From the mailbag, Cindy McCain tells us about the tough re-election fight Sen. John McCain (R-Ariz.) faces -- and more:
John never hesitates to step into the forefront when fighting to solve our nation's most critical issues - especially if he feels that a certain policy is harmful or misguided. Service to his country has always been a driving force in his life - and Arizona and America have greatly benefited from the dedication he brings to his job.
Mrs. McCain chose to bold the text in her email seeking both birthday greetings and campaign donations for her husband.
Apparently, stopping homosexuals -- who John McCain acknowledges he served with when in the military -- from serving openly is one of "our nation's most critical issues." Despite the willingness of Cindy McCain and daughter Meghan to pose for NOH8 photos, neither woman is speaking out against John McCain's anti-LGBT attack on equal military service.
Before the Senate recessed for the month of August, McCain took to the floor of the Senate on August 5 to decry the amendment -- already passed by the Senate Armed Services Committee -- that would allow for the repeal of the "Don't Ask, Don't Tell" policy. Calling the amendment "disgraceful, McCain said:
I'm not going to allow us to move forward [on the Defense Authorization Bill], and I will be discussing with my leaders and the 41 members of this side of the aisle as to whether we're going to move forward with a bill that contains the "Don't Ask, Don't Tell" policy repealed before, before a meaningful survey of the impact on battle effectiveness and morale of the men and women who are serving this nation in uniform. It's again, the chairman of the committee and the majority leader and the other side moving forward with a social agenda on legislation that was intended to ensure this nation's security.
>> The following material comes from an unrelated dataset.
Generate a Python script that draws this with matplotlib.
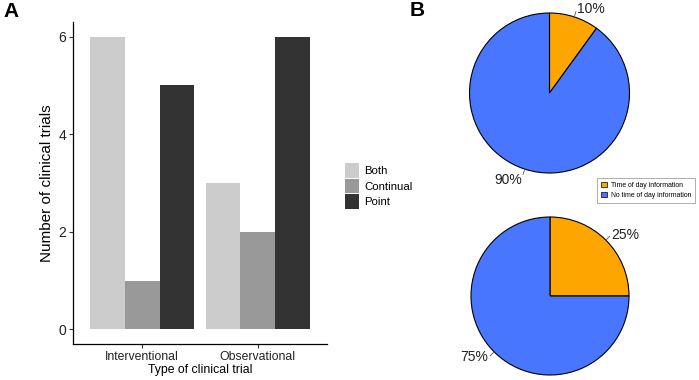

The Democratic National Committee today told The Advocate's Kerry Eleveld of its plans to hit back against McCain on the issue in an email to be sent today to the Organizing for America list. In part, the email reads:
[Sen. John McCain] recently blocked action on the repeal, calling it "a betrayal," "disgraceful," and "purely a political promise."
"Don't Ask, Don't Tell" isn't about politics -- it's about discrimination. And when Republicans defend discrimination of any kind, they need to know that their constituents are watching and ready to respond. If we send Sen. McCain a forceful message, we can make him back down.
The DNC and OFA's motives -- weakening McCain -- are clear.
What remains unclear -- as she attempts to raise money for her husband's re-election campagin -- is whether Cindy McCain is proud that her husband has stepped to the forefront to oppose DADT repeal.